Design and Modeling of Electrohydrodynamically Driven Droplets for Fluid Joints Microactuators
Abstract
Microscale actuation holdsx transformative potential across various fields by enabling precise and minimally invasive actions; however, downsizing actuators while keeping relatively large actuation range is challenging. Electrohydrodynamics (EHD) forces, arising from electric field-fluid interaction, can greatly deform fluid surface at microscale, yet there is a lack of knowledge regarding the modeling, control, and specificity, which hinder their use in microactuator designs. This article, aims to design, model and open-loop control a droplet driven by EHD, focusing on its application in fluid joints (i.e., two solids link together by a liquid droplet)-based microactuators.
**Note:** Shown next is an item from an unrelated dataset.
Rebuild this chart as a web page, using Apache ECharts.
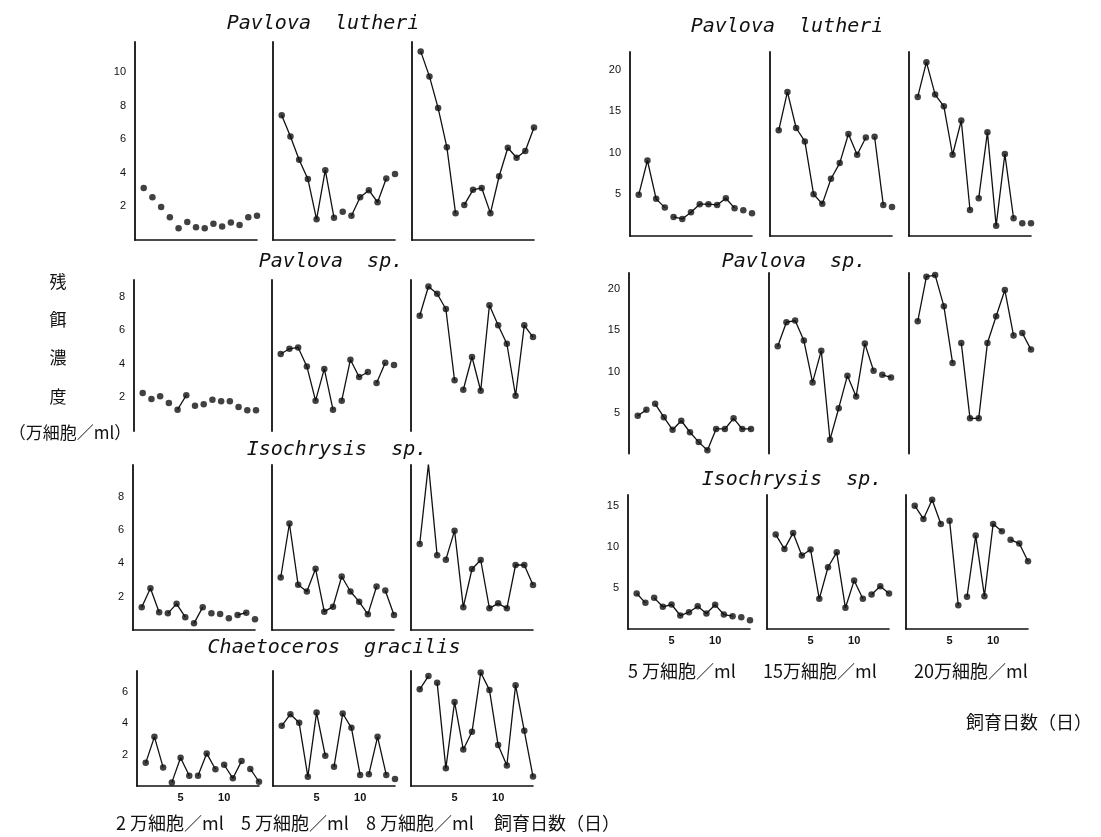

The model merges an energy-based steady-state hysteresis with linear dynamics, using the steady-state inverse as an open-loop controller to control the droplet's height. For a selected design, both steady-state and dynamic models were fitted using a 3 mu L droplet of glycerin, and the control strategy was tested. The model accurately predicts the stable droplet position, while the control strategy maintains a height error under 14 mu m, a motion amplitude of 150 mu m, and high repeatability. This article contributes to the advancement of microscale actuation by presenting a model and open-loop control strategy for EHD-driven droplets, facilitating practical use as a microactuator for fluid joints in microrobotic applications.